Provided entries:
________________________

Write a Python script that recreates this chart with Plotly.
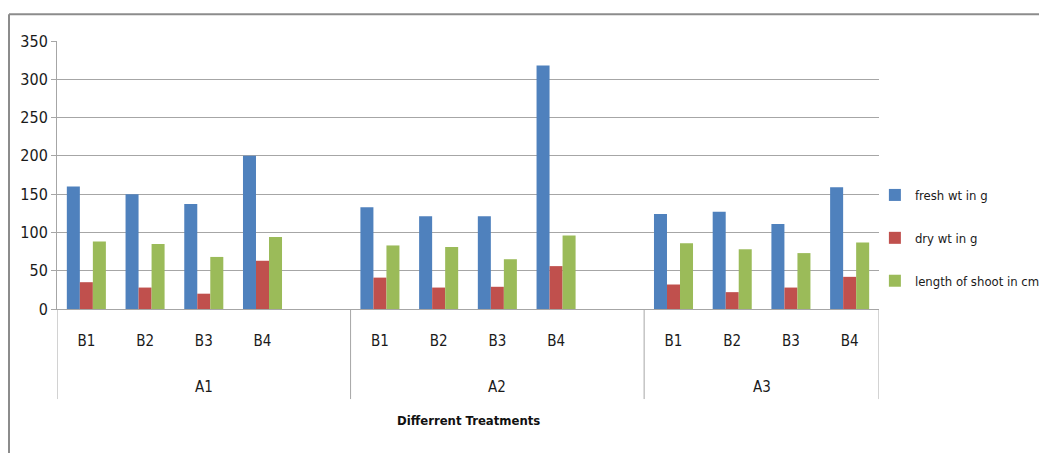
import plotly.graph_objects as go

groups = ["A1", "A2", "A3"]
subs = ["B1", "B2", "B3", "B4"]
fresh_wt = [160, 150, 137, 200, 133, 121, 121, 318, 124, 127, 111, 159]
dry_wt = [35, 28, 20, 63, 41, 28, 29, 56, 32, 22, 28, 42]
shoot_len = [88, 85, 68, 94, 83, 81, 65, 96, 86, 78, 73, 87]
y_ticks = [0, 50, 100, 150, 200, 250, 300, 350]
x_title = "Differrent Treatments"

FONT = "DejaVu Sans Condensed, DejaVu Sans, Liberation Sans"
GRID = "#A6A6A6"
TXT = "#1a1a1a"

W, H = 1047, 453
ML, MR, MT, MB = 49, 176, 33, 152

# slot positions: each group has 4 bars + one empty slot (except last)
xpos = []
labels = []
for gi, g in enumerate(groups):
    for si, s in enumerate(subs):
        xpos.append(gi * 5 + si)
        labels.append(s)

fig = go.Figure()
series = [("fresh wt in g", fresh_wt, "#4F81BD"),
          ("dry wt in g", dry_wt, "#C0504D"),
          ("length of shoot in cm", shoot_len, "#9BBB59")]
for i, (name, vals, col) in enumerate(series):
    fig.add_trace(go.Bar(x=xpos, y=vals, name=name, marker_color=col,
                         marker_line_width=0, legendgroup=f"g{i}"))

n_slots = len(groups) * 5 - 1
fig.update_layout(
    width=W, height=H,
    margin=dict(l=ML, r=MR, t=MT, b=MB, autoexpand=False),
    paper_bgcolor="white", plot_bgcolor="white",
    barmode="group", bargap=0.335, bargroupgap=0,
    font=dict(family=FONT, size=15, color=TXT),
    showlegend=True,
    legend=dict(x=0.995, xanchor="left", y=0.265, yanchor="middle",
                font=dict(family=FONT, size=13, color=TXT),
                traceorder="grouped", tracegroupgap=23,
                itemwidth=30, bgcolor="rgba(0,0,0,0)", borderwidth=0),
    xaxis=dict(range=[-0.5, n_slots - 0.5], tickmode="array",
               tickvals=xpos, ticktext=labels, ticks="", showgrid=False,
               showline=True, linecolor=GRID, linewidth=1,
               zeroline=False, ticklabelstandoff=18,
               tickfont=dict(family=FONT, size=15, color=TXT)),
    yaxis=dict(range=[0, 350], tickmode="array", tickvals=y_ticks,
               showgrid=True, gridcolor=GRID, gridwidth=1,
               showline=True, linecolor=GRID, linewidth=1,
               ticks="outside", ticklen=5, tickcolor=GRID,
               zeroline=False,
               tickfont=dict(family=FONT, size=16, color=TXT)),
)

# group dividers
for xd in [-0.5, 4.5, 9.5, n_slots - 0.5]:
    fig.add_shape(type="line", xref="x", yref="paper", x0=xd, x1=xd,
                  y0=0, y1=-0.336, line=dict(color=GRID, width=1))

# group labels
centers = [2, 7, 11.5]
for g, c in zip(groups, centers):
    fig.add_annotation(x=c, xref="x", y=-0.291, yref="paper", text=g,
                       showarrow=False, yanchor="middle",
                       font=dict(family=FONT, size=15, color=TXT))

fig.add_annotation(x=0.5, xref="paper", y=-0.415, yref="paper",
                   text=f"<b>{x_title}</b>", showarrow=False, yanchor="middle",
                   font=dict(family=FONT, size=13, color="#111111"))

# outer chart border (top and left)
fig.add_shape(type="line", xref="paper", yref="paper", x0=-0.0584, x1=1.3,
              y0=1.1, y1=1.1, line=dict(color="#8C8C8C", width=2))
fig.add_shape(type="line", xref="paper", yref="paper", x0=-0.0584, x1=-0.0584,
              y0=-0.6, y1=1.1, line=dict(color="#8C8C8C", width=2))

fig.write_html("out.html")
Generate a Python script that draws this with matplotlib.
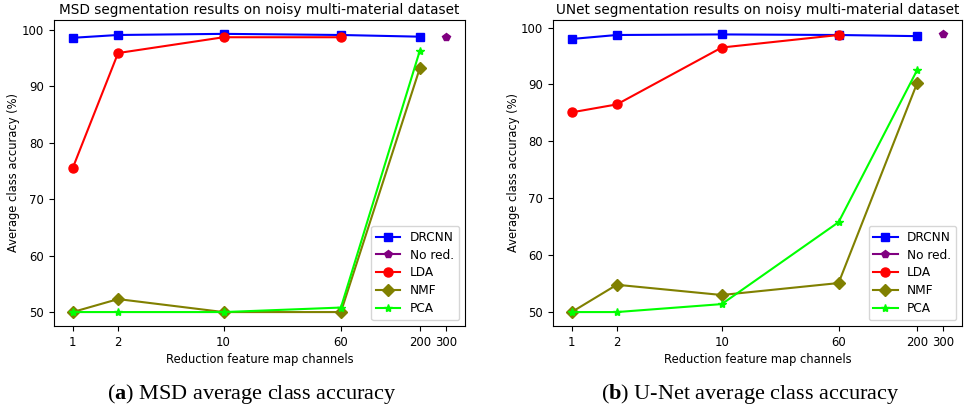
import matplotlib
matplotlib.use("Agg")
import matplotlib.pyplot as plt
from matplotlib.ticker import FixedLocator, FixedFormatter, NullLocator

plt.rcParams['mathtext.fontset'] = 'custom'
plt.rcParams['mathtext.rm'] = 'Liberation Serif'
plt.rcParams['mathtext.bf'] = 'Liberation Serif:bold'

channels = [1, 2, 10, 60, 200]
nored_x = [300]
xticks = [1, 2, 10, 60, 200, 300]
xticklabels = ['1', '2', '10', '60', '200', '300']

# MSD panel
msd_drcnn = [98.6, 99.1, 99.3, 99.1, 98.8]
msd_nored = [98.8]
msd_lda = [75.5, 95.9, 98.7, 98.7]
msd_nmf = [50.0, 52.3, 50.0, 50.0, 93.2]
msd_pca = [50.0, 50.0, 50.0, 50.8, 96.3]

# UNet panel
unet_drcnn = [98.0, 98.7, 98.8, 98.7, 98.5]
unet_nored = [98.9]
unet_lda = [85.1, 86.5, 96.5, 98.7]
unet_nmf = [50.0, 54.8, 53.0, 55.1, 90.2]
unet_pca = [50.0, 50.0, 51.4, 65.8, 92.5]

titles = ['MSD segmentation results on noisy multi-material dataset',
          'UNet segmentation results on noisy multi-material dataset']
captions = [r'($\mathbf{a}$) MSD average class accuracy',
            r'($\mathbf{b}$) U-Net average class accuracy']

fig = plt.figure(figsize=(9.64, 4.13), dpi=100)
axes = [fig.add_axes([0.056, 0.2107, 0.4264, 0.741]),
        fig.add_axes([0.5737, 0.2107, 0.4243, 0.741])]

data = [(msd_drcnn, msd_nored, msd_lda, msd_nmf, msd_pca),
        (unet_drcnn, unet_nored, unet_lda, unet_nmf, unet_pca)]

for ax, (drcnn, nored, lda, nmf, pca), title, cap in zip(axes, data, titles, captions):
    ax.plot(channels, drcnn, marker='s', color='blue', lw=1.5, ms=6, label='DRCNN')
    ax.plot(nored_x, nored, marker='p', color='purple', lw=1.5, ms=6, label='No red.')
    ax.plot(channels[:len(lda)], lda, marker='o', color='red', lw=1.5, ms=6.5, label='LDA')
    ax.plot(channels, nmf, marker='D', color='olive', lw=1.5, ms=6.5, label='NMF')
    ax.plot(channels, pca, marker='*', color='lime', lw=1.5, ms=6, label='PCA')
    ax.set_xscale('log')
    ax.xaxis.set_major_locator(FixedLocator(xticks))
    ax.xaxis.set_major_formatter(FixedFormatter(xticklabels))
    ax.xaxis.set_minor_locator(NullLocator())
    ax.set_yticks([50, 60, 70, 80, 90, 100])
    ax.tick_params(labelsize=8.4)
    ax.set_title(title, fontsize=9.8, pad=4)
    ax.set_xlabel('Reduction feature map channels', fontsize=8.3, labelpad=3)
    ax.set_ylabel('Average class accuracy (%)', fontsize=8.3)
    ax.yaxis.set_label_coords(-0.082, 0.5)
    ax.legend(loc='lower right', fontsize=8.7, handlelength=2.0, labelspacing=0.4)
    pos = ax.get_position()
    fig.text(pos.x0 + pos.width / 2 - 0.008, 0.045, cap, ha='center', va='center',
             fontsize=16, family='Liberation Serif')

fig.savefig('out.png', dpi=100)
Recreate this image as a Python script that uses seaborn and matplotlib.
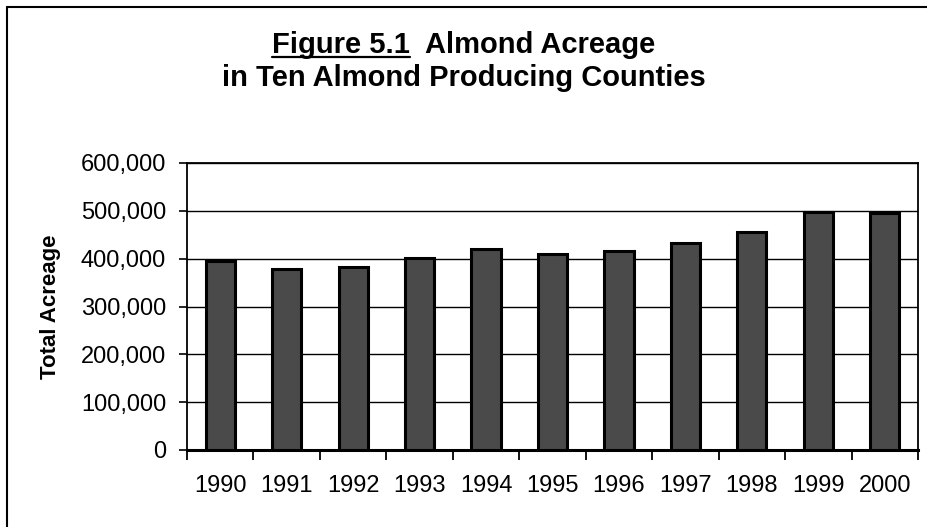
import matplotlib
matplotlib.use("Agg")
import matplotlib.pyplot as plt
from matplotlib.lines import Line2D
from matplotlib.ticker import FuncFormatter, FixedLocator
import seaborn as sns
import pandas as pd

# Almond acreage, ten producing counties combined
years = ["1990", "1991", "1992", "1993", "1994", "1995",
         "1996", "1997", "1998", "1999", "2000"]
acreage = [396000, 379000, 382000, 401000, 421000, 409000,
           417000, 433000, 455000, 497000, 496000]
y_ticks = [0, 100000, 200000, 300000, 400000, 500000, 600000]

title_part1 = "Figure 5.1"
title_part2 = "  Almond Acreage"
title_line2 = "in Ten Almond Producing Counties"
y_label = "Total Acreage"

TITLE_SIZE = 21
TICK_SIZE = 17

sns.set_theme(style="white")
plt.rcParams["font.family"] = ["Liberation Sans", "DejaVu Sans"]

W, H = 927, 527
fig = plt.figure(figsize=(W / 100, H / 100), dpi=100)
ax = fig.add_axes([187 / W, 1 - 450 / H, (918 - 187) / W, (450 - 163) / H])

df = pd.DataFrame({"year": years, "acres": acreage})
sns.barplot(data=df, x="year", y="acres", ax=ax, color="#4a4a4a",
            saturation=1, edgecolor="black", linewidth=2.2, width=0.44,
            zorder=3)

ax.set_xlim(-0.5, len(years) - 0.5)
ax.set_ylim(0, 600000)
ax.set_yticks(y_ticks)
ax.yaxis.set_major_formatter(FuncFormatter(lambda v, p: f"{int(v):,}"))
ax.yaxis.grid(True, color="black", linewidth=1.0, zorder=0)
ax.set_axisbelow(True)

# category labels without marks; marks sit on the category boundaries
ax.tick_params(axis="x", which="major", length=0, pad=18,
               labelsize=TICK_SIZE, labelcolor="black")
ax.xaxis.set_minor_locator(FixedLocator([i - 0.5 for i in range(len(years) + 1)]))
ax.tick_params(axis="x", which="minor", bottom=True, length=7, width=1.3,
               direction="out", color="black")
ax.tick_params(axis="y", which="major", left=True, length=6, width=1.2,
               direction="out", color="black", labelsize=TICK_SIZE, pad=9,
               labelcolor="black")

ax.set_xlabel("")
ax.set_ylabel(y_label, fontsize=16, fontweight="bold", color="black",
              labelpad=14)

for side in ["left", "right", "top"]:
    ax.spines[side].set_visible(True)
    ax.spines[side].set_color("black")
    ax.spines[side].set_linewidth(1.3)
ax.spines["bottom"].set_color("black")
ax.spines["bottom"].set_linewidth(2.2)

# title: two lines, first part underlined
t1 = fig.text(0.5, 1 - 53 / H, title_part1 + title_part2, ha="center",
              va="baseline", fontsize=TITLE_SIZE, fontweight="bold",
              color="black")
t2 = fig.text(0.5, 1 - 86 / H, title_line2, ha="center", va="baseline",
              fontsize=TITLE_SIZE, fontweight="bold", color="black")

renderer = fig.canvas.get_renderer()
bb = t1.get_window_extent(renderer)
probe = fig.text(0, 0, title_part1, fontsize=TITLE_SIZE, fontweight="bold",
                 alpha=0)
pw = probe.get_window_extent(renderer).width
probe.remove()
x0 = bb.x0 / W
x1 = (bb.x0 + pw) / W
y_ul = 1 - 57 / H
fig.add_artist(Line2D([x0, x1], [y_ul, y_ul], color="black", linewidth=1.6,
                      transform=fig.transFigure))

# outer frame around the chart
fig.add_artist(Line2D([7 / W, 7 / W], [0, 1 - 7 / H], color="black",
                      linewidth=1.5, transform=fig.transFigure))
fig.add_artist(Line2D([7 / W, 1], [1 - 7 / H, 1 - 7 / H], color="black",
                      linewidth=1.5, transform=fig.transFigure))

fig.savefig("out.png", dpi=100, facecolor="white")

________________________

The task: Pictures are excluded: retype only the lines from the beginning of the listing above through the line with "labels.append(s)", both included.

Result:
Write a Python script that recreates this chart with Plotly.
import plotly.graph_objects as go

groups = ["A1", "A2", "A3"]
subs = ["B1", "B2", "B3", "B4"]
fresh_wt = [160, 150, 137, 200, 133, 121, 121, 318, 124, 127, 111, 159]
dry_wt = [35, 28, 20, 63, 41, 28, 29, 56, 32, 22, 28, 42]
shoot_len = [88, 85, 68, 94, 83, 81, 65, 96, 86, 78, 73, 87]
y_ticks = [0, 50, 100, 150, 200, 250, 300, 350]
x_title = "Differrent Treatments"

FONT = "DejaVu Sans Condensed, DejaVu Sans, Liberation Sans"
GRID = "#A6A6A6"
TXT = "#1a1a1a"

W, H = 1047, 453
ML, MR, MT, MB = 49, 176, 33, 152

# slot positions: each group has 4 bars + one empty slot (except last)
xpos = []
labels = []
for gi, g in enumerate(groups):
    for si, s in enumerate(subs):
        xpos.append(gi * 5 + si)
        labels.append(s)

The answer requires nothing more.